→ Rows from a dataset of charts and code:

▬▬▬▬▬▬▬▬▬▬

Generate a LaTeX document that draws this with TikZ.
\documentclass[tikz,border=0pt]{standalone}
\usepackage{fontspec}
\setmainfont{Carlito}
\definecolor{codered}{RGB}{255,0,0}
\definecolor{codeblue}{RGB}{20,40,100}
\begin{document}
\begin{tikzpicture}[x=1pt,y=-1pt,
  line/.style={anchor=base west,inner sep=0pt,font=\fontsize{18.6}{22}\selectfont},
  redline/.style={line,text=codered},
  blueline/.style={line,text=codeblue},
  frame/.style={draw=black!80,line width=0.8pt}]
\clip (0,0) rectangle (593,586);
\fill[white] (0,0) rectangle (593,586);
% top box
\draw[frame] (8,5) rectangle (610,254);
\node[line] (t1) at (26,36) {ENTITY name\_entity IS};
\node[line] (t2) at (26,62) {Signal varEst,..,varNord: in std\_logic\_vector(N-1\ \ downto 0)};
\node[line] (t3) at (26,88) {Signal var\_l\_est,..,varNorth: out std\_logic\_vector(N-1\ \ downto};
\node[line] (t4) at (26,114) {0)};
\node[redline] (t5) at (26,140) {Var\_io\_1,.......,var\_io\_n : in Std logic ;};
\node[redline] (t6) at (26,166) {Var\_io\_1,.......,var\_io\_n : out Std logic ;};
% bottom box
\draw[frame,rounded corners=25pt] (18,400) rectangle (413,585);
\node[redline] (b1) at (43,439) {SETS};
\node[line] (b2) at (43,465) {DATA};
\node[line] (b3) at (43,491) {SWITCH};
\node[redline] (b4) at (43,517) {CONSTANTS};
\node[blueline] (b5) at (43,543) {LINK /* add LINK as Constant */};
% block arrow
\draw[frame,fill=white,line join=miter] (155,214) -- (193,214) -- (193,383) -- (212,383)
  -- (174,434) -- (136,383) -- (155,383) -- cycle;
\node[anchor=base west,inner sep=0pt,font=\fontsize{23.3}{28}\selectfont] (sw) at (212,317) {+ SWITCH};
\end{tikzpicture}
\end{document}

▬▬▬▬▬▬▬▬▬▬

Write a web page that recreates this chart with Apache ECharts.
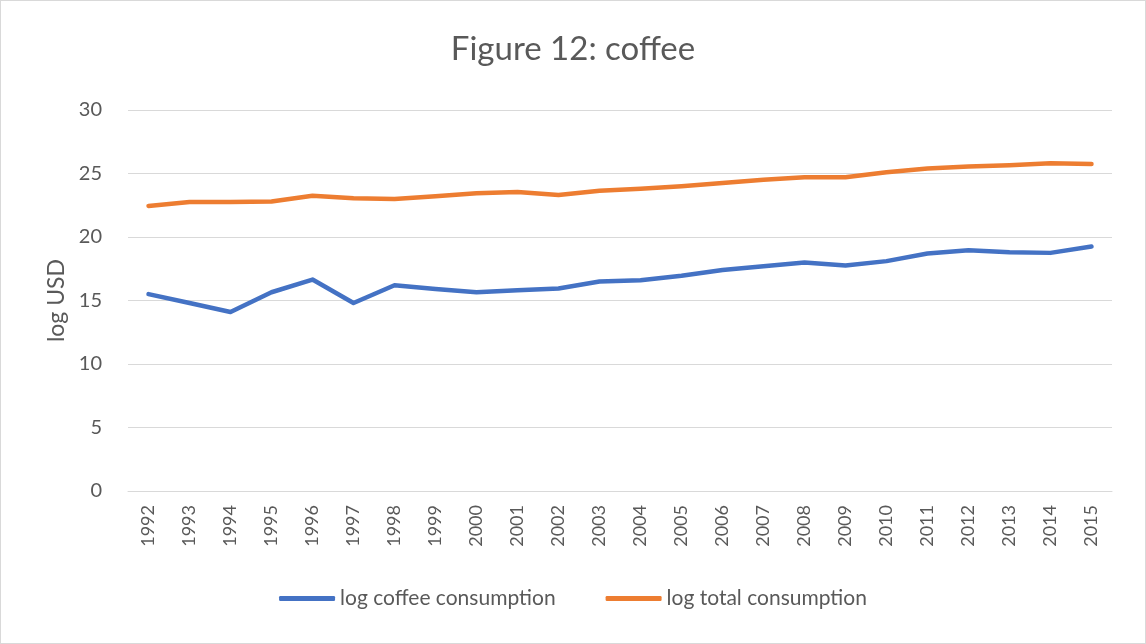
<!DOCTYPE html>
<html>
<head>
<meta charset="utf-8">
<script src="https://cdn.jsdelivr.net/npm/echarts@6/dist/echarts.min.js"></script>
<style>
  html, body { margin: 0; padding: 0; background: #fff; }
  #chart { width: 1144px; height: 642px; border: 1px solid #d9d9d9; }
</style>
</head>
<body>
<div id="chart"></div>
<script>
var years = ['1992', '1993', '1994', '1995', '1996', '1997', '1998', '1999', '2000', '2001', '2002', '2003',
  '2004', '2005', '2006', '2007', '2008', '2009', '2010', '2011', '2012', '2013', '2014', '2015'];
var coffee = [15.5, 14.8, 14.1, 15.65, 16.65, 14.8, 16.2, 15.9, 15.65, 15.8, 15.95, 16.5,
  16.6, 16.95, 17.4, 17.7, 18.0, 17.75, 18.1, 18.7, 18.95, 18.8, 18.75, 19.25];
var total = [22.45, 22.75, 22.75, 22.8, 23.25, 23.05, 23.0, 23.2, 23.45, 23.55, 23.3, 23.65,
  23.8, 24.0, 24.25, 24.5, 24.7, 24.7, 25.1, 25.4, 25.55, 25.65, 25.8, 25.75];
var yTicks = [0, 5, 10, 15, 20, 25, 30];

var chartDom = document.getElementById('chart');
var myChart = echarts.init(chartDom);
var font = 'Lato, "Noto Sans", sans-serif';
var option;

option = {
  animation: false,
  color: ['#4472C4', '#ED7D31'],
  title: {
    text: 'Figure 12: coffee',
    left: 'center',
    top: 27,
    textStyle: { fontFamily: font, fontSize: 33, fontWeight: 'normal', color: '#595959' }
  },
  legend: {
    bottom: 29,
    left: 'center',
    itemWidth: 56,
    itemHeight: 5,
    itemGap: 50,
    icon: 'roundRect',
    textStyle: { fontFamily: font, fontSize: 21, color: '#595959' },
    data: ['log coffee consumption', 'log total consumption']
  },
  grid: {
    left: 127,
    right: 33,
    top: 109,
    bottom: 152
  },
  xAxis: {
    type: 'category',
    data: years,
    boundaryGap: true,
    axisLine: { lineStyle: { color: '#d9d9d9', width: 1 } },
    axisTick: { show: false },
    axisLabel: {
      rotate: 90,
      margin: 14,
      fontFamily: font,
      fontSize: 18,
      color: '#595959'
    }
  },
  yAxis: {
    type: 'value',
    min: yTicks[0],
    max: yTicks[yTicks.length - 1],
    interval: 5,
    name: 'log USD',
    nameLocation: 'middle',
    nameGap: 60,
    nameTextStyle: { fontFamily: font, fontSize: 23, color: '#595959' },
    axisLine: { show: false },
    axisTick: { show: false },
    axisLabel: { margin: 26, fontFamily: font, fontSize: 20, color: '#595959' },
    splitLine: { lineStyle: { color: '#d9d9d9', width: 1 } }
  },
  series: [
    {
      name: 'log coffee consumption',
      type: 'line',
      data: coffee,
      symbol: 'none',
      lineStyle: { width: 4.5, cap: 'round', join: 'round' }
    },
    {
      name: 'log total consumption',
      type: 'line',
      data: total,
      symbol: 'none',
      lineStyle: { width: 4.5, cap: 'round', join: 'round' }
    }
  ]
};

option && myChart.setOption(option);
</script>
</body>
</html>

▬▬▬▬▬▬▬▬▬▬

→ PROBLEM REQUIREMENTS:
Nothing but the lines from the one with "Write a web" down to the one with "var option;" should be printed, both of them included. Leave out the pictures.

→ EXERCISE ANSWER:
Write a web page that recreates this chart with Apache ECharts.
<!DOCTYPE html>
<html>
<head>
<meta charset="utf-8">
<script src="https://cdn.jsdelivr.net/npm/echarts@6/dist/echarts.min.js"></script>
<style>
  html, body { margin: 0; padding: 0; background: #fff; }
  #chart { width: 1144px; height: 642px; border: 1px solid #d9d9d9; }
</style>
</head>
<body>
<div id="chart"></div>
<script>
var years = ['1992', '1993', '1994', '1995', '1996', '1997', '1998', '1999', '2000', '2001', '2002', '2003',
  '2004', '2005', '2006', '2007', '2008', '2009', '2010', '2011', '2012', '2013', '2014', '2015'];
var coffee = [15.5, 14.8, 14.1, 15.65, 16.65, 14.8, 16.2, 15.9, 15.65, 15.8, 15.95, 16.5,
  16.6, 16.95, 17.4, 17.7, 18.0, 17.75, 18.1, 18.7, 18.95, 18.8, 18.75, 19.25];
var total = [22.45, 22.75, 22.75, 22.8, 23.25, 23.05, 23.0, 23.2, 23.45, 23.55, 23.3, 23.65,
  23.8, 24.0, 24.25, 24.5, 24.7, 24.7, 25.1, 25.4, 25.55, 25.65, 25.8, 25.75];
var yTicks = [0, 5, 10, 15, 20, 25, 30];

var chartDom = document.getElementById('chart');
var myChart = echarts.init(chartDom);
var font = 'Lato, "Noto Sans", sans-serif';
var option;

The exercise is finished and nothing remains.